3.7544 readers — via Open Library

Ishiguro's solar-powered AI narrator observes human love and mortality in a dystopian future where genetic enhancement divides society.

"Sometimes, at special moments like that, people feel a pain alongside their happiness".

Editorial Summary

Klara and the Sun tells the story of a solar-powered Artificial Friend who observes human nature from her unique vantage point in a dystopian American future. Kazuo Ishiguro, Nobel Prize-winning author, crafts this science fiction tale through the eyes of Klara, an AI companion purchased by a genetically enhanced but sickly teenager named Josie. The novel explores themes of love, mortality, and what defines humanity in a society divided by genetic modification called "lifting" and advanced artificial intelligence. Ishiguro uses Klara's childlike yet algorithmic perspective to examine human relationships, parental grief, and the boundaries between authentic emotion and programmed behavior.
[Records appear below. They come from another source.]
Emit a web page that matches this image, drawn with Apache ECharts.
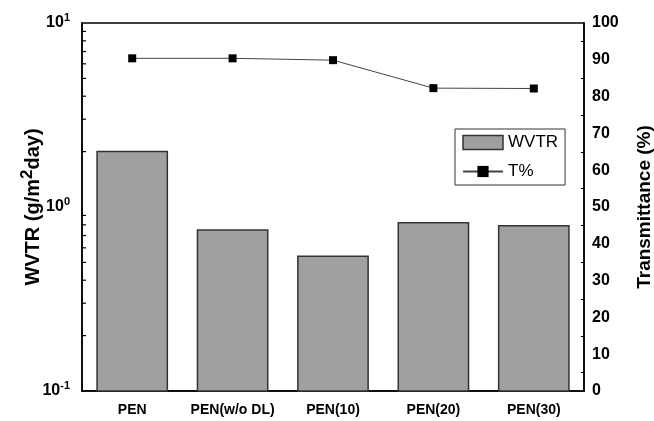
<!DOCTYPE html>
<html>
<head>
<meta charset="utf-8">
<script src="https://cdn.jsdelivr.net/npm/echarts@6/dist/echarts.min.js"></script>
<style>
	html, body { margin: 0; padding: 0; background: #fff; }
	#chart { width: 654px; height: 421px; }
</style>
</head>
<body>
<div id="chart"></div>
<script>
//Chart data
let categories = ['PEN', 'PEN(w/o DL)', 'PEN(10)', 'PEN(20)', 'PEN(30)'];
let wvtr = [2.0, 0.75, 0.54, 0.82, 0.79];
let transmittance = [90.4, 90.4, 89.9, 82.3, 82.2];
//Log axis minor ticks (2..9 in each decade)
let logMinorTicks = [0.2, 0.3, 0.4, 0.5, 0.6, 0.7, 0.8, 0.9, 2, 3, 4, 5, 6, 7, 8, 9];
let wvtrMin = 0.1;
let wvtrMax = 10;

let font = 'Arial, "Liberation Sans", sans-serif';

let chart = echarts.init(document.getElementById('chart'));

let option = {
	animation: false,
	backgroundColor: '#fff',
	grid: {
		left: 82,
		right: 70,
		top: 23,
		bottom: 30,
		outerBoundsMode: 'none',
		containLabel: false,
		show: true,
		borderColor: '#000',
		borderWidth: 1.5
	},
	legend: {
		orient: 'vertical',
		left: 455,
		top: 129,
		itemWidth: 40,
		itemHeight: 14,
		itemGap: 12,
		padding: [5, 7, 5, 7],
		borderColor: '#333',
		borderWidth: 1,
		textStyle: { fontFamily: font, fontSize: 17, color: '#000' },
		data: [
			{ name: 'WVTR', icon: 'rect', itemStyle: { color: '#a0a0a0', borderColor: '#333', borderWidth: 1.5 } },
			{ name: 'T%' }
		]
	},
	xAxis: {
		type: 'category',
		data: categories,
		boundaryGap: true,
		axisLine: { lineStyle: { color: '#000', width: 1.5 } },
		axisTick: { show: false },
		axisLabel: { interval: 0, fontFamily: font, fontSize: 14, fontWeight: 'bold', color: '#000', margin: 12 }
	},
	yAxis: [{
		type: 'log',
		logBase: 10,
		min: wvtrMin,
		max: wvtrMax,
		name: 'WVTR (g/m{s|2}day)',
		nameLocation: 'middle',
		nameGap: 35,
		nameMoveOverlap: false,
		nameTextStyle: {
			fontFamily: font, fontSize: 20, fontWeight: 'bold', color: '#000', lineHeight: 28,
			rich: {
				s: { fontFamily: font, fontSize: 17, fontWeight: 'bold', color: '#000', verticalAlign: 'top', lineHeight: 14 }
			}
		},
		axisLine: { show: true, lineStyle: { color: '#000', width: 1.5 } },
		axisTick: { inside: true, length: 6, lineStyle: { color: '#000', width: 1.5 } },
		splitLine: { show: false },
		axisLabel: {
			margin: 12,
			formatter: function (value) {
				let e = Math.round(Math.log10(value));
				return '{b|10}{s|' + e + '}';
			},
			rich: {
				b: { fontFamily: font, fontSize: 16, fontWeight: 'bold', color: '#000', lineHeight: 22 },
				s: { fontFamily: font, fontSize: 11, fontWeight: 'bold', color: '#000', verticalAlign: 'top', lineHeight: 11 }
			}
		}
	}, {
		type: 'value',
		min: 0,
		max: 100,
		interval: 10,
		name: 'Transmittance (%)',
		nameLocation: 'middle',
		nameGap: 51,
		nameMoveOverlap: false,
		nameTextStyle: { fontFamily: font, fontSize: 19, fontWeight: 'bold', color: '#000' },
		axisLine: { show: true, lineStyle: { color: '#000', width: 1.5 } },
		axisTick: { inside: true, length: 5, lineStyle: { color: '#000', width: 1.5 } },
		minorTick: { show: true, splitNumber: 2, length: 3, lineStyle: { color: '#000', width: 1 } },
		splitLine: { show: false },
		axisLabel: { fontFamily: font, fontSize: 16, fontWeight: 'bold', color: '#000', margin: 8 }
	}],
	series: [{
		name: 'WVTR',
		type: 'custom',
		yAxisIndex: 0,
		itemStyle: { color: '#a0a0a0', borderColor: '#333', borderWidth: 1.5 },
		data: categories.map(function (c, i) { return [i, wvtr[i]]; }),
		renderItem: function (params, api) {
			let top = api.coord([api.value(0), api.value(1)]);
			let base = api.coord([api.value(0), wvtrMin]);
			let w = api.size([1, 0])[0] * 0.7;
			return {
				type: 'rect',
				shape: { x: top[0] - w / 2, y: top[1], width: w, height: base[1] - top[1] },
				style: api.style()
			};
		},
		z: 2
	}, {
		name: 'T%',
		type: 'line',
		yAxisIndex: 1,
		data: transmittance,
		symbol: 'rect',
		symbolSize: 8,
		lineStyle: { color: '#444', width: 1 },
		itemStyle: { color: '#000' },
		z: 5
	}, {
		//Minor ticks for the log axis, drawn through the axis scale
		name: 'logMinor',
		type: 'custom',
		yAxisIndex: 0,
		silent: true,
		data: logMinorTicks.map(function (v) { return [0, v]; }),
		renderItem: function (params, api) {
			let p = api.coord([0, api.value(1)]);
			let x0 = params.coordSys.x;
			return {
				type: 'line',
				shape: { x1: x0, y1: p[1], x2: x0 + 4, y2: p[1] },
				style: { stroke: '#000', lineWidth: 1.2 }
			};
		},
		z: 6
	}]
};

chart.setOption(option);
</script>
</body>
</html>
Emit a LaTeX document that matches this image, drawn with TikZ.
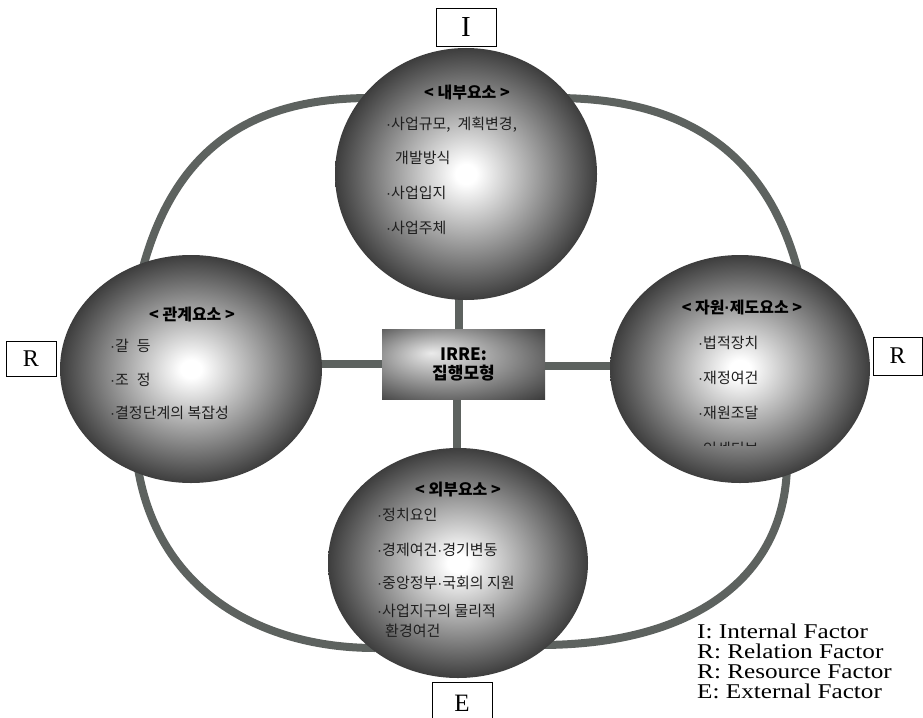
\documentclass[tikz,border=0pt]{standalone}
\usepackage{fontspec}
\setmainfont{Liberation Serif}
\newfontfamily\kr{Noto Sans CJK KR}
\newfontfamily\dotfont{Liberation Sans}
\newfontfamily\legfont[FakeStretch=1.2]{Liberation Serif}
\newcommand\mdt{{\dotfont ·}}
\usetikzlibrary{shapes.geometric,backgrounds,calc}
\definecolor{ringgray}{RGB}{93,98,95}
\pgfdeclareradialshading{ballshade}{\pgfpoint{0bp}{0bp}}{color(0bp)=(white); color(2bp)=(white); color(25bp)=(black!76); color(50bp)=(black!76)}
\pgfdeclareradialshading{boxshade}{\pgfpoint{-10bp}{8bp}}{color(0bp)=(black!8); color(40bp)=(black!80); color(50bp)=(black!80)}
\tikzset{
  sphere/.style={ellipse, shading=ballshade, inner sep=0pt, outer sep=0pt},
  centerbox/.style={rectangle, shading=boxshade, inner sep=0pt, outer sep=0pt, align=center,
    font=\kr\bfseries\fontsize{17}{19}\selectfont, text=black},
  stub/.style={draw=ringgray, line width=7.5pt},
  ring/.style={draw=ringgray, line width=8pt},
  hd/.style={inner sep=0pt, font=\kr\bfseries\fontsize{16}{18}\selectfont, text=black},
  txt/.style={inner sep=0pt, anchor=west, font=\kr\fontsize{15}{17}\selectfont, text=black!88},
  lbox/.style={draw=black, line width=0.9pt, fill=white, inner sep=0pt},
  legline/.style={inner sep=0pt, anchor=base west, font=\legfont\fontsize{21}{21}\selectfont}
}
\begin{document}
\begin{tikzpicture}[x=1pt,y=-1pt]
\useasboundingbox (0,0) rectangle (923,717);
\clip (0,0) rectangle (923,717);
% spheres
\node[sphere, minimum width=262pt, minimum height=252pt] (I) at (466,174) {};
\node[sphere, minimum width=262pt, minimum height=228pt] (L) at (191,369) {};
\node[sphere, minimum width=260pt, minimum height=228pt] (Rs) at (740,369) {};
\node[sphere, minimum width=260pt, minimum height=230pt] (E) at (458,563) {};
% centre box
\node[centerbox, minimum width=163pt, minimum height=70pt] (C) at (463.5,364) {IRRE:\\집행모형};
% connectors behind
\begin{pgfonlayer}{background}
\draw[stub] ([xshift=-4.5pt]C.north) -- ([xshift=-4.5pt]C.north |- I.center);
\draw[stub] ([xshift=-6.5pt]C.south) -- ([xshift=-6.5pt]C.south |- E.center);
\draw[stub] (C.west) -- (C.west -| L.center);
\draw[stub] ([yshift=-2pt]C.east) -- ([yshift=-2pt]C.east -| Rs.center);
\draw[ring] ($(L.center)+(-50,-94)$) .. controls (175,140) and (260,97) .. ($(I.center)+(-91,-76)$);
\draw[ring] ($(I.center)+(89,-76)$) .. controls (670,98) and (765,140) .. ($(Rs.center)+(59,-94)$);
\draw[ring] ($(L.center)+(-54,93)$) .. controls (155,590) and (260,648) .. ($(E.center)+(-83,85)$);
\draw[ring] ($(Rs.center)+(47,96)$) .. controls (785,580) and (690,645) .. ($(E.center)+(82,82)$);
\end{pgfonlayer}
% top sphere text
\node[hd] (Ih) at (467,93) {< 내부요소 >};
\node[txt] (I1) at (386,125) {\mdt{}사업규모,\hspace{7pt}계획변경,};
\node[txt] (I2) at (395,158) {개발방식};
\node[txt] (I3) at (386,193) {\mdt{}사업입지};
\node[txt] (I4) at (386,228) {\mdt{}사업주체};
% left sphere text
\node[hd] (Lh) at (192,314) {< 관계요소 >};
\node[txt] (L1) at (110,346) {\mdt{}갈\hspace{8pt}등};
\node[txt] (L2) at (110,380) {\mdt{}조\hspace{8pt}정};
\node[txt] (L3) at (110,413) {\mdt{}결정단계의 복잡성};
% right sphere text
\node[hd] (Rh) at (742,308) {< 자원\mdt{}제도요소 >};
\node[txt] (R1) at (698,343) {\mdt{}법적장치};
\node[txt] (R2) at (698,378) {\mdt{}재정여건};
\node[txt] (R3) at (698,413) {\mdt{}재원조달};
\begin{scope}
\clip (690,430) rectangle (800,445.5);
\node[txt] (R4) at (698,449) {\mdt{}인센티브};
\end{scope}
% bottom sphere text
\node[hd] (Eh) at (458,490) {< 외부요소 >};
\node[txt] (E1) at (377,515) {\mdt{}정치요인};
\node[txt] (E2) at (377,550) {\mdt{}경제여건\mdt{}경기변동};
\node[txt] (E3) at (377,583) {\mdt{}중앙정부\mdt{}국회의 지원};
\node[txt] (E4) at (377,611) {\mdt{}사업지구의 물리적};
\node[txt] (E5) at (385,631) {환경여건};
% letter boxes
\node[lbox, minimum width=60pt, minimum height=38pt, font=\fontsize{29}{29}\selectfont] (bI) at (466,27) {I};
\node[lbox, minimum width=50pt, minimum height=35pt, font=\fontsize{24}{24}\selectfont] (bL) at (31,358.5) {R};
\node[lbox, minimum width=49pt, minimum height=38pt, font=\fontsize{24}{24}\selectfont] (bR) at (897.5,356) {R};
\node[lbox, minimum width=60pt, minimum height=42pt, font=\fontsize{25}{25}\selectfont, text depth=0pt] (bE) at (462,703) {E};
% legend
\node[legline] (g1) at (697,638) {I: Internal Factor};
\node[legline] (g2) at (697,658) {R: Relation Factor};
\node[legline] (g3) at (697,678) {R: Resource Factor};
\node[legline] (g4) at (697,698) {E: External Factor};
\end{tikzpicture}
\end{document}
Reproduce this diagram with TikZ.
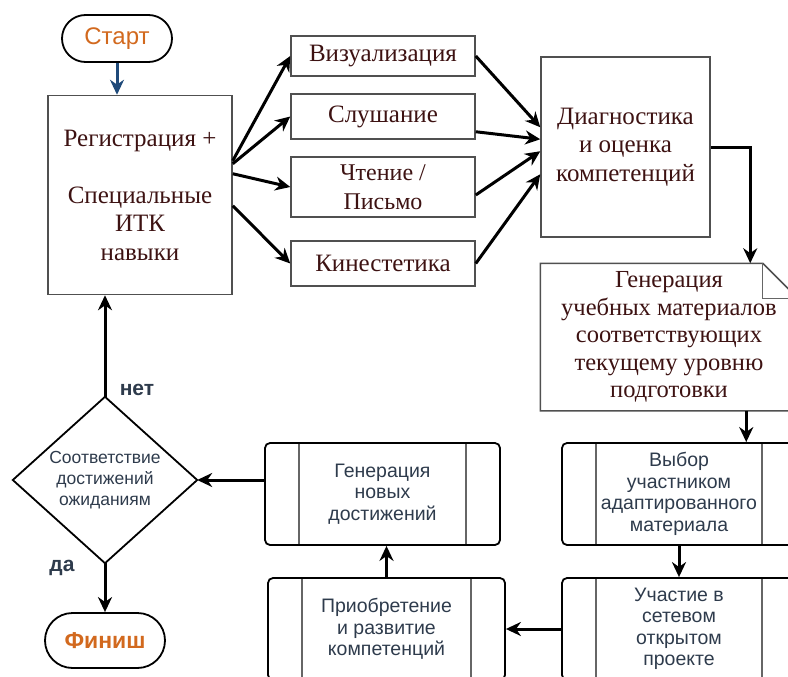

The book is currently being adapted into a film directed by Taika Waititi, starring Jenna Ortega as Klara and Amy Adams as Josie's mother.

Perspective

"Reading Klara and the Sun is like spending time inside a mind that observes everything with perfect attention and understands almost nothing about why humans hurt each other — Ishiguro's Klara is one of the most original AI narrators in literature precisely because she is neither threatening nor omniscient, just achingly present. The novel's distinctive achievement is using an AI's limited but sincere perspective to reveal what human love, grief, and selfishness look like from outside — more clearly, in some ways, than humans can see them. Anyone asking what it might actually feel like to be an AI — curious, devoted, solar-powered, slowly fading — will find this the closest literature has come to an answer."